À la différence des majordomes et des gouvernantes — hommes et femmes « blancs » —, les domestiques sont en majorité des femmes immigrées sans diplôme recrutées selon les stéréotypes racistes — les Arabes seraient bonnes cuisinières, les Ivoiriennes bonnes nounous — ; beaucoup ont laissé au pays époux et enfants. Elles sont reconnaissantes à leurs patrons de « vivre une vie de rêve » : ils les éduquent et elles se sentent « grandies » de les servir. Grâce au bouche à oreille plus qu’aux agences de placement spécialisées elles trouvent souvent des emplois à 2000 ou 3000 euros par mois et reçoivent de luxueux cadeaux de leurs employeurs, ce qui les rend redevables.
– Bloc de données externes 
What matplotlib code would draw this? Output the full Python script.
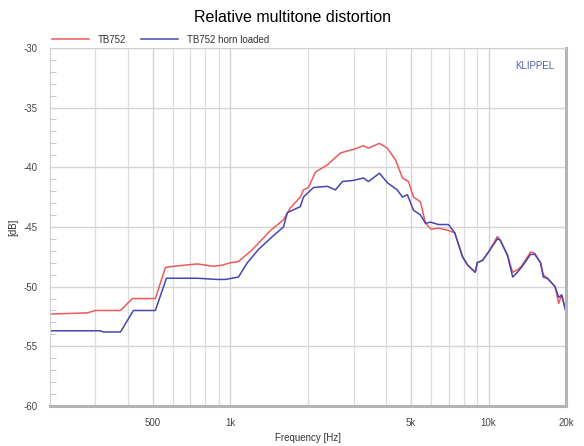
import matplotlib
matplotlib.use("Agg")
import matplotlib.pyplot as plt
from matplotlib.ticker import FixedLocator, MultipleLocator, NullFormatter

plt.rcParams['font.family'] = ['Liberation Sans', 'DejaVu Sans']
plt.rcParams['axes.unicode_minus'] = False

# values
freq_red = [200, 279, 300, 375, 417, 512, 560, 600, 745, 859, 931, 1000, 1074, 1217,
            1429, 1605, 1708, 1866, 1918, 2006, 2136, 2376, 2670, 3000, 3276, 3425,
            3779, 4056, 4365, 4640, 4896, 5120, 5450, 5700, 6000, 6400, 7000, 7400,
            7930, 8300, 8880, 9040, 9480, 10000, 10820, 11100, 11850, 12400, 12930,
            13400, 14550, 15100, 15900, 16300, 16900, 18100, 18700, 19200, 19900]
db_red = [-52.3, -52.2, -52.0, -52.0, -51.0, -51.0, -48.4, -48.3, -48.1, -48.3, -48.2,
          -48.0, -47.9, -46.9, -45.3, -44.4, -43.4, -42.5, -41.9, -41.7, -40.4, -39.8,
          -38.8, -38.5, -38.2, -38.4, -38.0, -38.4, -39.4, -40.9, -41.2, -42.5, -42.9,
          -44.7, -45.2, -45.1, -45.3, -45.5, -47.5, -48.2, -48.8, -48.0, -47.8, -47.1,
          -45.8, -46.1, -47.4, -48.8, -48.6, -48.3, -47.1, -47.2, -48.0, -49.0, -49.3,
          -50.0, -51.4, -50.7, -52.0]

freq_blue = [200, 313, 322, 375, 421, 512, 565, 745, 890, 956, 1074, 1163, 1283, 1455,
             1605, 1662, 1866, 1918, 2098, 2376, 2552, 2715, 3000, 3276, 3425, 3779,
             4056, 4430, 4640, 4850, 5120, 5450, 5700, 5950, 6400, 7000, 7400, 7930,
             8300, 8880, 9040, 9480, 10000, 10820, 11100, 11850, 12400, 12930, 13400,
             14550, 15100, 15900, 16300, 16900, 18100, 18700, 19200, 19900]
db_blue = [-53.7, -53.7, -53.8, -53.8, -52.0, -52.0, -49.3, -49.3, -49.4, -49.4, -49.2,
           -48.0, -46.9, -45.8, -45.0, -43.8, -43.3, -42.5, -41.7, -41.6, -41.9, -41.2,
           -41.1, -40.9, -41.2, -40.5, -41.3, -41.9, -42.5, -42.3, -43.6, -44.0, -44.7,
           -44.6, -44.8, -44.8, -45.5, -47.5, -48.2, -48.8, -48.0, -47.8, -47.1, -46.0,
           -46.1, -47.4, -49.2, -48.8, -48.4, -47.3, -47.3, -48.0, -49.2, -49.3, -50.0,
           -50.9, -50.7, -52.0]

x_ticks = [500, 1000, 5000, 10000, 20000]
x_labels = ["500", "1k", "5k", "10k", "20k"]
x_minor = [300, 400, 500, 600, 700, 800, 900, 2000, 3000, 4000, 6000, 7000, 8000, 9000]

fig = plt.figure(figsize=(5.84, 4.46), dpi=100)
ax = fig.add_axes([0.0856, 0.0897, 0.884, 0.803])

ax.plot(freq_red, db_red, color="#ee5a5a", lw=1.1, label="TB752")
ax.plot(freq_blue, db_blue, color="#4646b0", lw=1.1, label="TB752 horn loaded")

ax.set_xscale("log")
ax.set_xlim(200, 20000)
ax.set_ylim(-60, -30)
ax.set_xticks(x_ticks, x_labels)
ax.xaxis.set_minor_locator(FixedLocator(x_minor))
ax.xaxis.set_minor_formatter(NullFormatter())
ax.yaxis.set_major_locator(MultipleLocator(5))
ax.yaxis.set_minor_locator(MultipleLocator(1))

ax.grid(which="major", color="#d4d4d4", lw=1.0)
ax.grid(which="minor", axis="x", color="#dcdcdc", lw=0.9)
ax.set_axisbelow(True)

ax.tick_params(axis="x", which="both", length=0, labelsize=7, colors="#444444", pad=9)
ax.tick_params(axis="y", which="major", length=0, labelsize=7, colors="#444444", pad=9)
ax.tick_params(axis="y", which="minor", direction="in", length=4, color="#bbbbbb")

for side in ["top", "left"]:
    ax.spines[side].set_color("#d0d0d0")
    ax.spines[side].set_linewidth(0.8)
for side in ["bottom", "right"]:
    ax.spines[side].set_color("#b4b4b4")
    ax.spines[side].set_linewidth(2.2)

ax.set_xlabel("Frequency [Hz]", fontsize=7, color="#333333", labelpad=3)
ax.set_ylabel("[dB]", fontsize=7, color="#333333", labelpad=4)
fig.suptitle("Relative multitone distortion", fontsize=11.5, y=0.978)

ax.text(0.977, 0.963, "KLIPPEL", transform=ax.transAxes, ha="right", va="top",
        fontsize=7, color="#5060a8")

ax.legend(loc="lower left", bbox_to_anchor=(-0.005, 0.995), ncol=2, frameon=False,
          fontsize=7, handlelength=3.8, handletextpad=0.9, columnspacing=1.5,
          borderaxespad=0.1, labelcolor="#333333")

fig.savefig("out.png", dpi=100)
Elles acquièrent un capital culturel et économique et peuvent assurer l’avenir de leurs enfants et se constituer un petit pactole. Être domestique représente pour elles une véritable ascension sociale et une possibilité de carrière.
 

Toutefois c’est une « exploitation dorée », entre don et contre-don. Les domestiques n’ont aucune vie personnelle et doivent rester en permanence disponibles pour satisfaire les désirs de leurs patrons. Souvent embauchées sans contrat, sans limites de leurs heures de travail, ou sans salaire fixe, il leur faut parfois subir les humiliations, le racisme, les agressions sexuelles de leurs patrons. Si le turn over est important dans ce secteur du personnel de maison, c’est en vue d’un poste mieux rémunéré mais, pour la plupart, sans quitter le monde des grandes fortunes.
 

Pour les ultra riches « se faire servir est un besoin, pas un confort », pour maintenir leur rang et consacrer leur temps à leurs activités. C’est un privilège de classe qu’ils tiennent à conserver. Certes il contournent la loi, ne déclarent pas la totalité des heures travaillées, ne remplissent aucun contrat de travail. Néanmoins ils gardent bonne conscience car «  ils créent de l’emploi pour celles et ceux qui auraient de toute façon du mal à trouver mieux ailleurs » ; et un emploi bien supérieur aux conditions de travail dans leur pays d’origine.

 

Malgré toutes les contraintes bien des femmes aspirent  à cette « exploitation dorée » ; de leur côté les riches ne peuvent se passer de leurs services. Entre « reconnaissance et amertume » ceux-ci demeurent pour elles leurs protecteurs et leur nouvelle famille.

 

• Alizée Delpierre : Servir les riches. La Découverte, 2022, 200 pages.